→ What to do
All of the material below is to be restated word for word, apart from the pictures.

→ Data
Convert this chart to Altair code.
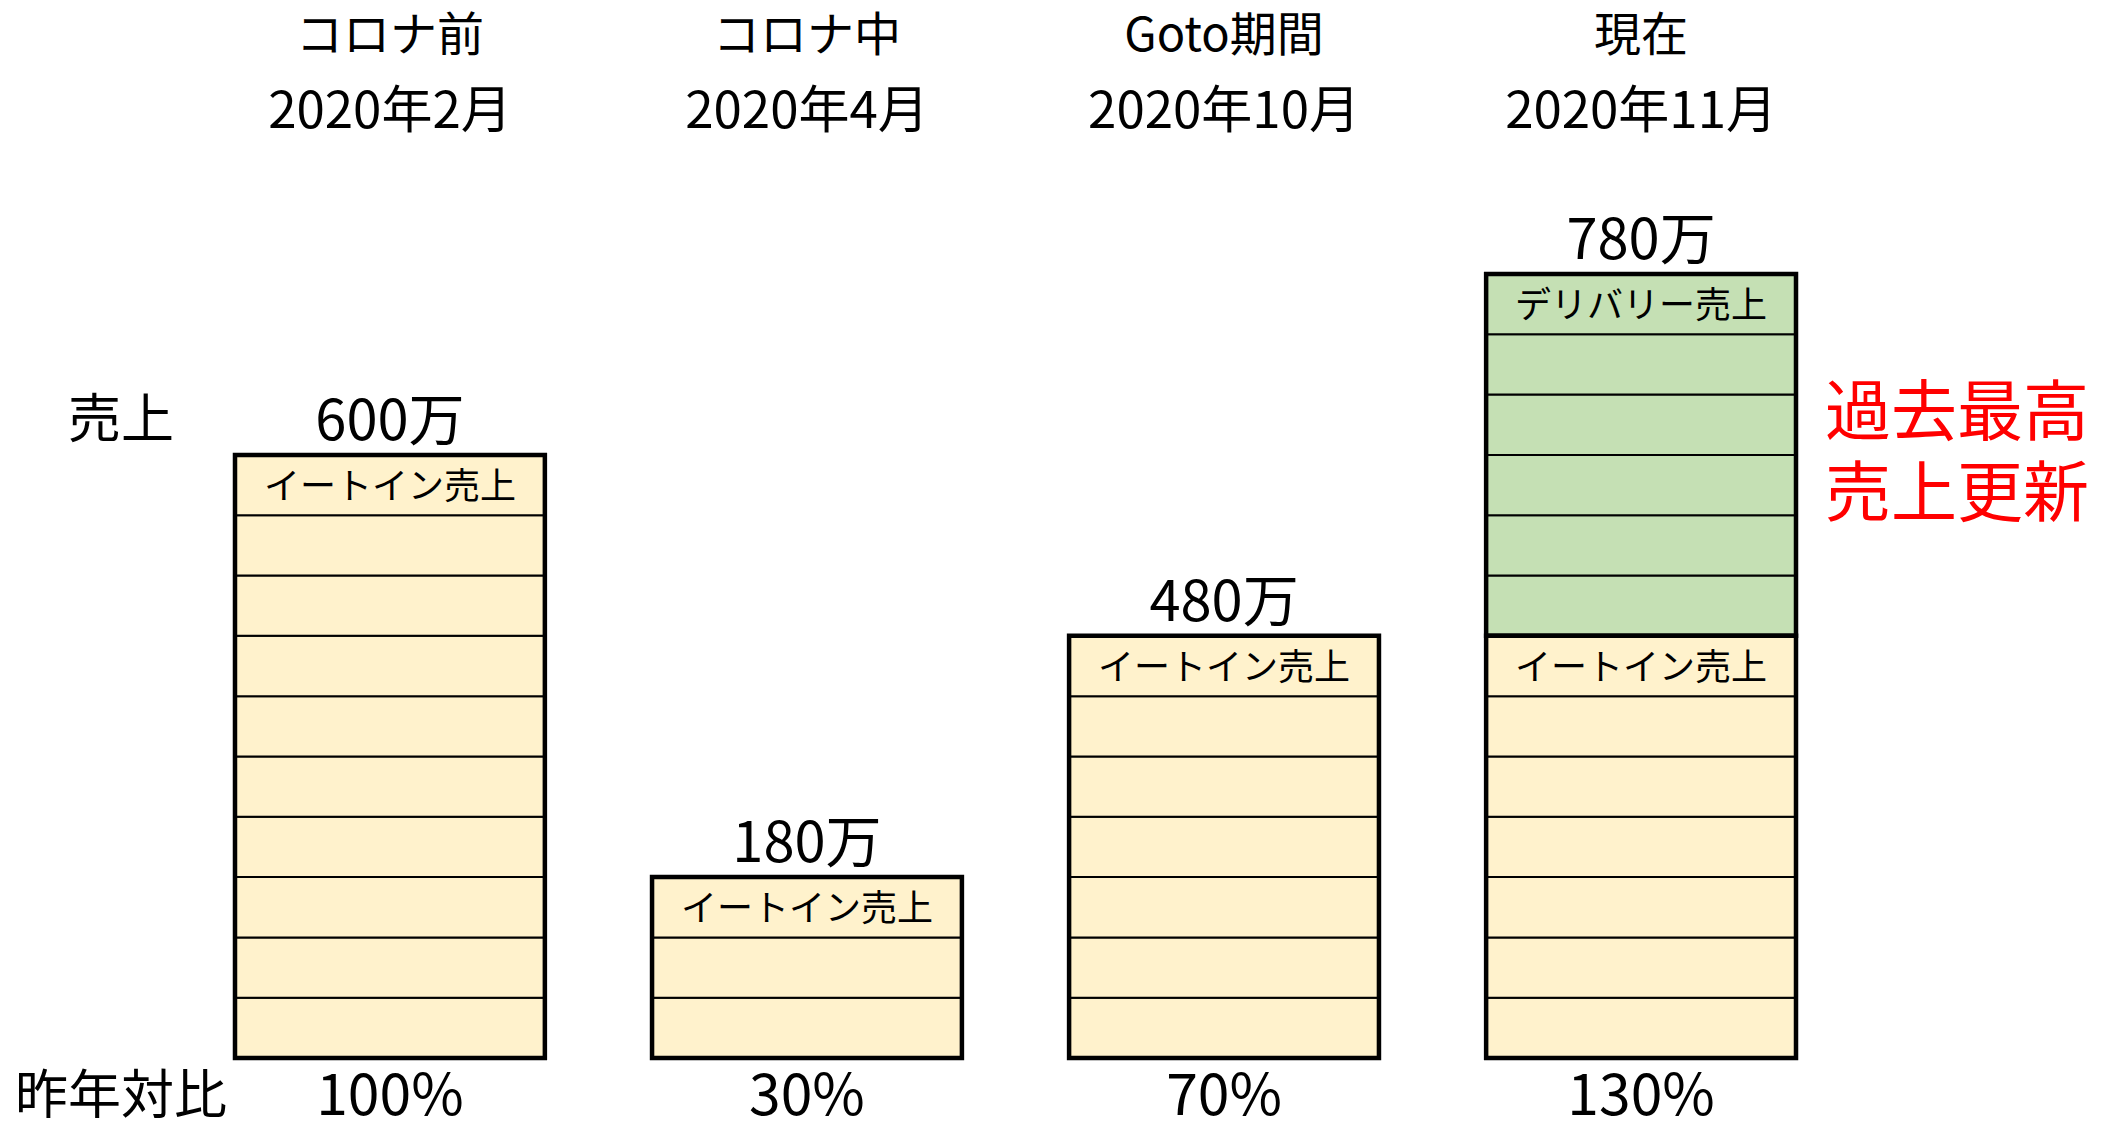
import altair as alt
import pandas as pd

# ---- data ----
categories = ["コロナ前", "コロナ中", "Goto期間", "現在"]
periods = ["2020年2月", "2020年4月", "2020年10月", "2020年11月"]
sales_labels = ["600万", "180万", "480万", "780万"]
yoy_labels = ["100%", "30%", "70%", "130%"]
eatin_cells = [10, 3, 7, 7]
delivery_cells = [0, 0, 0, 6]
segment_names = ["イートイン売上", "デリバリー売上"]
row_titles = ["売上", "昨年対比"]
note_lines = ["過去最高", "売上更新"]

FONT = "Noto Sans CJK JP"

# ---- tables built from the arrays ----
cell_rows, seg_rows = [], []
for c, e, d in zip(categories, eatin_cells, delivery_cells):
    for k in range(e):
        cell_rows.append({"cat": c, "y0": k, "y1": k + 1, "seg": "eatin"})
    for k in range(d):
        cell_rows.append({"cat": c, "y0": e + k, "y1": e + k + 1, "seg": "delivery"})
    seg_rows.append({"cat": c, "y0": 0, "y1": e, "label": segment_names[0], "ly": e - 0.5})
    if d > 0:
        seg_rows.append({"cat": c, "y0": e, "y1": e + d, "label": segment_names[1], "ly": e + d - 0.5})
cells = pd.DataFrame(cell_rows)
segs = pd.DataFrame(seg_rows)
bars = pd.DataFrame({
    "cat": categories,
    "period": periods,
    "sales": sales_labels,
    "yoy": yoy_labels,
    "total": [e + d for e, d in zip(eatin_cells, delivery_cells)],
})
rows = pd.DataFrame({"t": row_titles, "py": [414, 1090]})
notes = pd.DataFrame({"t": ["\n".join(note_lines)], "py": [407]})

xs = alt.Scale(domain=categories, range=[227, 1788], paddingInner=0.257, paddingOuter=0)
ys = alt.Scale(domain=[0, 17.41], range=[1050, 0], nice=False, zero=False)
X = alt.X("cat:N", scale=xs, axis=None)

cell_layer = alt.Chart(cells).mark_rect(stroke="black", strokeWidth=2).encode(
    x=X,
    y=alt.Y("y0:Q", scale=ys, axis=None),
    y2="y1:Q",
    color=alt.Color("seg:N", scale=alt.Scale(domain=["eatin", "delivery"],
                                              range=["#FFF2CC", "#C5E0B4"]), legend=None),
)

seg_layer = alt.Chart(segs).mark_rect(fillOpacity=0, stroke="black", strokeWidth=4.5).encode(
    x=X,
    y=alt.Y("y0:Q", scale=ys, axis=None),
    y2="y1:Q",
)

seg_text = alt.Chart(segs).mark_text(font=FONT, fontSize=36, color="black",
                                     baseline="middle", dy=3).encode(
    x=X,
    y=alt.Y("ly:Q", scale=ys, axis=None),
    text="label:N",
)

value_text = alt.Chart(bars).mark_text(font=FONT, fontSize=56, color="black",
                                       baseline="middle", dy=-32).encode(
    x=X,
    y=alt.Y("total:Q", scale=ys, axis=None),
    text="sales:N",
)

head1 = alt.Chart(bars).mark_text(font=FONT, fontSize=47, color="black", baseline="middle").encode(
    x=X, y=alt.value(29), text="cat:N")
head2 = alt.Chart(bars).mark_text(font=FONT, fontSize=51, color="black", baseline="middle").encode(
    x=X, y=alt.value(105), text="period:N")
yoy_text = alt.Chart(bars).mark_text(font=FONT, fontSize=57, color="black", baseline="middle").encode(
    x=X, y=alt.value(1090), text="yoy:N")

row_text = alt.Chart(rows).mark_text(font=FONT, fontSize=53, color="black", baseline="middle").encode(
    x=alt.value(113), y=alt.Y("py:Q", scale=None), text="t:N")

note_text = alt.Chart(notes).mark_text(font=FONT, fontSize=66, color="#FF0000", baseline="middle",
                                       lineBreak="\n", lineHeight=81).encode(
    x=alt.value(1949), y=alt.Y("py:Q", scale=None), text="t:N")

chart = alt.layer(
    cell_layer, seg_layer, seg_text, value_text, head1, head2, yoy_text, row_text, note_text
).resolve_scale(y="independent").properties(
    width=2093, height=1110, padding=0,
    autosize=alt.AutoSizeParams(type="none"),
).configure_view(stroke=None)

chart.save("out.html", embed_options={"renderer": "svg", "actions": False})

→ Exercise solution
Convert this chart to Altair code.
import altair as alt
import pandas as pd

# ---- data ----
categories = ["コロナ前", "コロナ中", "Goto期間", "現在"]
periods = ["2020年2月", "2020年4月", "2020年10月", "2020年11月"]
sales_labels = ["600万", "180万", "480万", "780万"]
yoy_labels = ["100%", "30%", "70%", "130%"]
eatin_cells = [10, 3, 7, 7]
delivery_cells = [0, 0, 0, 6]
segment_names = ["イートイン売上", "デリバリー売上"]
row_titles = ["売上", "昨年対比"]
note_lines = ["過去最高", "売上更新"]

FONT = "Noto Sans CJK JP"

# ---- tables built from the arrays ----
cell_rows, seg_rows = [], []
for c, e, d in zip(categories, eatin_cells, delivery_cells):
    for k in range(e):
        cell_rows.append({"cat": c, "y0": k, "y1": k + 1, "seg": "eatin"})
    for k in range(d):
        cell_rows.append({"cat": c, "y0": e + k, "y1": e + k + 1, "seg": "delivery"})
    seg_rows.append({"cat": c, "y0": 0, "y1": e, "label": segment_names[0], "ly": e - 0.5})
    if d > 0:
        seg_rows.append({"cat": c, "y0": e, "y1": e + d, "label": segment_names[1], "ly": e + d - 0.5})
cells = pd.DataFrame(cell_rows)
segs = pd.DataFrame(seg_rows)
bars = pd.DataFrame({
    "cat": categories,
    "period": periods,
    "sales": sales_labels,
    "yoy": yoy_labels,
    "total": [e + d for e, d in zip(eatin_cells, delivery_cells)],
})
rows = pd.DataFrame({"t": row_titles, "py": [414, 1090]})
notes = pd.DataFrame({"t": ["\n".join(note_lines)], "py": [407]})

xs = alt.Scale(domain=categories, range=[227, 1788], paddingInner=0.257, paddingOuter=0)
ys = alt.Scale(domain=[0, 17.41], range=[1050, 0], nice=False, zero=False)
X = alt.X("cat:N", scale=xs, axis=None)

cell_layer = alt.Chart(cells).mark_rect(stroke="black", strokeWidth=2).encode(
    x=X,
    y=alt.Y("y0:Q", scale=ys, axis=None),
    y2="y1:Q",
    color=alt.Color("seg:N", scale=alt.Scale(domain=["eatin", "delivery"],
                                              range=["#FFF2CC", "#C5E0B4"]), legend=None),
)

seg_layer = alt.Chart(segs).mark_rect(fillOpacity=0, stroke="black", strokeWidth=4.5).encode(
    x=X,
    y=alt.Y("y0:Q", scale=ys, axis=None),
    y2="y1:Q",
)

seg_text = alt.Chart(segs).mark_text(font=FONT, fontSize=36, color="black",
                                     baseline="middle", dy=3).encode(
    x=X,
    y=alt.Y("ly:Q", scale=ys, axis=None),
    text="label:N",
)

value_text = alt.Chart(bars).mark_text(font=FONT, fontSize=56, color="black",
                                       baseline="middle", dy=-32).encode(
    x=X,
    y=alt.Y("total:Q", scale=ys, axis=None),
    text="sales:N",
)

head1 = alt.Chart(bars).mark_text(font=FONT, fontSize=47, color="black", baseline="middle").encode(
    x=X, y=alt.value(29), text="cat:N")
head2 = alt.Chart(bars).mark_text(font=FONT, fontSize=51, color="black", baseline="middle").encode(
    x=X, y=alt.value(105), text="period:N")
yoy_text = alt.Chart(bars).mark_text(font=FONT, fontSize=57, color="black", baseline="middle").encode(
    x=X, y=alt.value(1090), text="yoy:N")

row_text = alt.Chart(rows).mark_text(font=FONT, fontSize=53, color="black", baseline="middle").encode(
    x=alt.value(113), y=alt.Y("py:Q", scale=None), text="t:N")

note_text = alt.Chart(notes).mark_text(font=FONT, fontSize=66, color="#FF0000", baseline="middle",
                                       lineBreak="\n", lineHeight=81).encode(
    x=alt.value(1949), y=alt.Y("py:Q", scale=None), text="t:N")

chart = alt.layer(
    cell_layer, seg_layer, seg_text, value_text, head1, head2, yoy_text, row_text, note_text
).resolve_scale(y="independent").properties(
    width=2093, height=1110, padding=0,
    autosize=alt.AutoSizeParams(type="none"),
).configure_view(stroke=None)

chart.save("out.html", embed_options={"renderer": "svg", "actions": False})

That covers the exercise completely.